We all have to make the decision someday. What are we going to choose to believe in?
It’s important to ask yourself that question because ultimately your beliefs dictates your decisions.
As a Christian, I chose to believe in God. I chose to believe that God sent Jesus to die on the cross for my sins so that I can be in relationship with Him forever.
I started to think about how this relates back to work. If God did all of this for me, then how am I supposed to respond to this with my work?
I believe I should respond by sharing with people Jesus’ love. It’s easier said than done, but it requires humility.
For me, this means talking to people that I would normally overlook in class. I have to sometimes step out of my comfort zone and be open to hearing people’s perspectives. It’s okay for people to know that I’m a Christian, but I would want my actions to demonstrate that more than my words.
In any environment, I believe I can implement change just by treating people with love and respect.
I don’t do this just to be a nice person. Instead, I believe in God’s love for me. Why wouldn’t I want to share that love to others?
2. “Who are you, and why do you do what you do?”
Henry Kaestner, managing principal at Sovereign’s Capital, asks this question when trying to find out what drives his employees.
“The rest of the world will tell us that our worth is in our GPA,” Kaestner said.
But that’s not how I think. For me, I’m driven by my faith. As a Christian, I believe that God defines my identity. I am not defined by my degree or my job. If I don’t get a journalism internship I want, that’s OK — I know that doesn’t mean I’m a failure. God loves me. I can shake off my failures and try again.
For example, in the classes I take, I have to remind myself that everything that I do is for God and should not be for my own self-satisfaction.
Of course, it feels awesome when I get an A, and it feels terrible when I get anything less than that. But I’ve realized that my future isn’t determined by my grades. It was already determined by God. My perspective begins to change, and school becomes more of a learning experience rather than a competition.
It’s nice to go to class and enjoy what I’m learning without feeling this pressure to constantly be the best.
But, with all of these things that I’m learning, it’s difficult to consider how to specifically use them for God. This leads me to something else that I learned.
3. “You don’t have to figure it out. God already has it figured it out.”

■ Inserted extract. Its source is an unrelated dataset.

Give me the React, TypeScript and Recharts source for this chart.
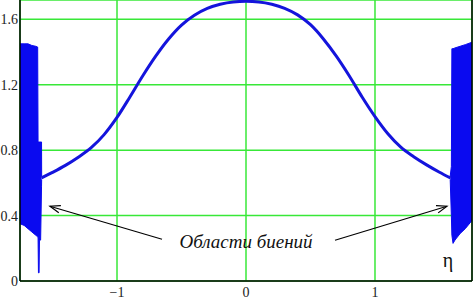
import {
  ComposedChart, Line, Area, XAxis, YAxis, CartesianGrid, ReferenceLine, ReferenceDot
} from "recharts"

// main curve (outside the beat regions)
const etaCurve = [-1.585, -1.5, -1.4, -1.3, -1.2, -1.1, -1.0, -0.9, -0.8, -0.7, -0.6, -0.5, -0.4, -0.3, -0.2, -0.1, 0,
  0.1, 0.2, 0.3, 0.4, 0.5, 0.6, 0.7, 0.8, 0.9, 1.0, 1.1, 1.2, 1.3, 1.4, 1.5, 1.585]
const psiCurve = [0.63, 0.664, 0.707, 0.757, 0.815, 0.895, 1.0, 1.125, 1.255, 1.375, 1.48, 1.565, 1.625, 1.667, 1.692, 1.706, 1.71,
  1.706, 1.692, 1.667, 1.627, 1.567, 1.48, 1.375, 1.255, 1.125, 1.005, 0.9, 0.818, 0.76, 0.71, 0.665, 0.63]

// beat regions: envelope (low / high)
const etaBeatLeft = [-1.752, -1.72, -1.69, -1.66, -1.63, -1.615, -1.612, -1.609, -1.604, -1.601, -1.592, -1.585, -1.584]
const lowBeatLeft = [0.35, 0.34, 0.32, 0.3, 0.28, 0.27, 0.27, 0.05, 0.05, 0.25, 0.25, 0.58, 0.62]
const highBeatLeft = [1.45, 1.45, 1.45, 1.44, 1.435, 1.43, 0.85, 0.85, 0.85, 0.85, 0.85, 0.85, 0.64]

const etaBeatRight = [1.583, 1.592, 1.596, 1.605, 1.62, 1.66, 1.7, 1.752]
const lowBeatRight = [0.62, 0.4, 0.28, 0.23, 0.25, 0.29, 0.32, 0.37]
const highBeatRight = [0.64, 0.7, 1.42, 1.42, 1.425, 1.435, 1.445, 1.46]

const xTicks = [-1, 0, 1]
const yTicks = [0, 0.4, 0.8, 1.2, 1.6]
const annotation = "Области биений"
const axisName = "η"

const curve = etaCurve.map((eta, i) => ({ eta, psi: psiCurve[i] }))
const beatLeft = etaBeatLeft.map((eta, i) => ({ eta, low: lowBeatLeft[i], high: highBeatLeft[i] }))
const beatRight = etaBeatRight.map((eta, i) => ({ eta, low: lowBeatRight[i], high: highBeatRight[i] }))

const serif = "'Liberation Serif', 'Times New Roman', serif"

function Arrow(props: any) {
  const { x1, y1, x2, y2 } = props
  const a = Math.atan2(y2 - y1, x2 - x1)
  const len = 11
  const spread = 0.35
  const p1 = [x2 - len * Math.cos(a - spread), y2 - len * Math.sin(a - spread)]
  const p2 = [x2 - len * Math.cos(a + spread), y2 - len * Math.sin(a + spread)]
  return (
    <g>
      <line x1={x1} y1={y1} x2={x2} y2={y2} stroke="#000" strokeWidth={1.2} />
      <polyline points={`${p1[0]},${p1[1]} ${x2},${y2} ${p2[0]},${p2[1]}`} fill="none" stroke="#000" strokeWidth={1.2} />
    </g>
  )
}

export default function App() {
  return (
    <div style={{ position: "absolute", left: 0, top: 0, background: "#fff" }}>
      <ComposedChart width={474} height={300} margin={{ top: 0, right: 2, left: 0, bottom: 0 }}>
        <CartesianGrid stroke="#38e838" strokeWidth={1.5} />
        <XAxis
          type="number"
          dataKey="eta"
          domain={[-1.752, 1.752]}
          ticks={xTicks}
          allowDataOverflow
          height={19}
          tickLine={false}
          tickSize={0}
          tickMargin={6}
          axisLine={{ stroke: "#000", strokeWidth: 1.5 }}
          tick={{ fill: "#222", fontSize: 14, fontFamily: serif }}
          tickFormatter={(v: number) => (v < 0 ? "\u2212" + Math.abs(v) : String(v))}
        />
        <YAxis
          type="number"
          domain={[0, 1.718]}
          ticks={yTicks}
          allowDataOverflow
          width={20}
          tickLine={false}
          tickSize={0}
          tickMargin={2}
          axisLine={{ stroke: "#000", strokeWidth: 1.5 }}
          tick={{ fill: "#222", fontSize: 14, fontFamily: serif }}
        />
        <ReferenceLine x={1.752} stroke="#000" strokeWidth={1.5} ifOverflow="visible" />
        <Area
          data={beatLeft}
          dataKey={(d: any) => [d.low, d.high]}
          type="linear"
          stroke="#0a0af0"
          strokeWidth={1}
          fill="#0a0af0"
          fillOpacity={1}
          isAnimationActive={false}
        />
        <Area
          data={beatRight}
          dataKey={(d: any) => [d.low, d.high]}
          type="linear"
          stroke="#0a0af0"
          strokeWidth={1}
          fill="#0a0af0"
          fillOpacity={1}
          isAnimationActive={false}
        />
        <Line
          data={curve}
          dataKey="psi"
          type="monotone"
          stroke="#1414dc"
          strokeWidth={3}
          dot={false}
          isAnimationActive={false}
        />
        <ReferenceLine segment={[{ x: -0.651, y: 0.255 }, { x: -1.52, y: 0.457 }]} shape={Arrow} />
        <ReferenceLine segment={[{ x: 0.69, y: 0.249 }, { x: 1.558, y: 0.457 }]} shape={Arrow} />
        <ReferenceDot
          x={0}
          y={0.2}
          r={0}
          shape={(p: any) => (
            <text x={p.cx} y={p.cy} textAnchor="middle" fontFamily={serif} fontStyle="italic" fontSize={19} fill="#111">
              {annotation}
            </text>
          )}
        />
        <ReferenceDot
          x={1.566}
          y={0.085}
          r={0}
          shape={(p: any) => (
            <text x={p.cx} y={p.cy} textAnchor="middle" fontFamily={serif} fontSize={20} fill="#111">
              {axisName}
            </text>
          )}
        />
      </ComposedChart>
    </div>
  )
}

I would feel reluctant to act on the ideas that I’ve had because I wanted to make sure that I wasn’t doing it for my own glory. So I would end up not doing them.
But Bill Keyes, the secretary of UNC’s board of trustees, told attendees we shouldn’t worry about that.
“God is able to use you in certain situations for His glory. You don’t have to figure it out. God already has it figured out,” he said.
This doesn’t mean not to act. This means not to worry.
God has given me the talent of writing, creative design, and public speaking. Instead of worrying about what do with those talents, I enhance them by writing for College Town, doing graphic design work for my job, and taking every opportunity to speak in front of people.
I might not know how he wants me to use my talents after graduation, but God will reveal it to me.
This is all preparation because right now I still have a lot to learn. But it feels nice knowing that my future was already planned and written by God.
So, why worry, be anxious or afraid? I am a child of God. I am loved by Him. My identity is secure in Him. And the world can never take that away.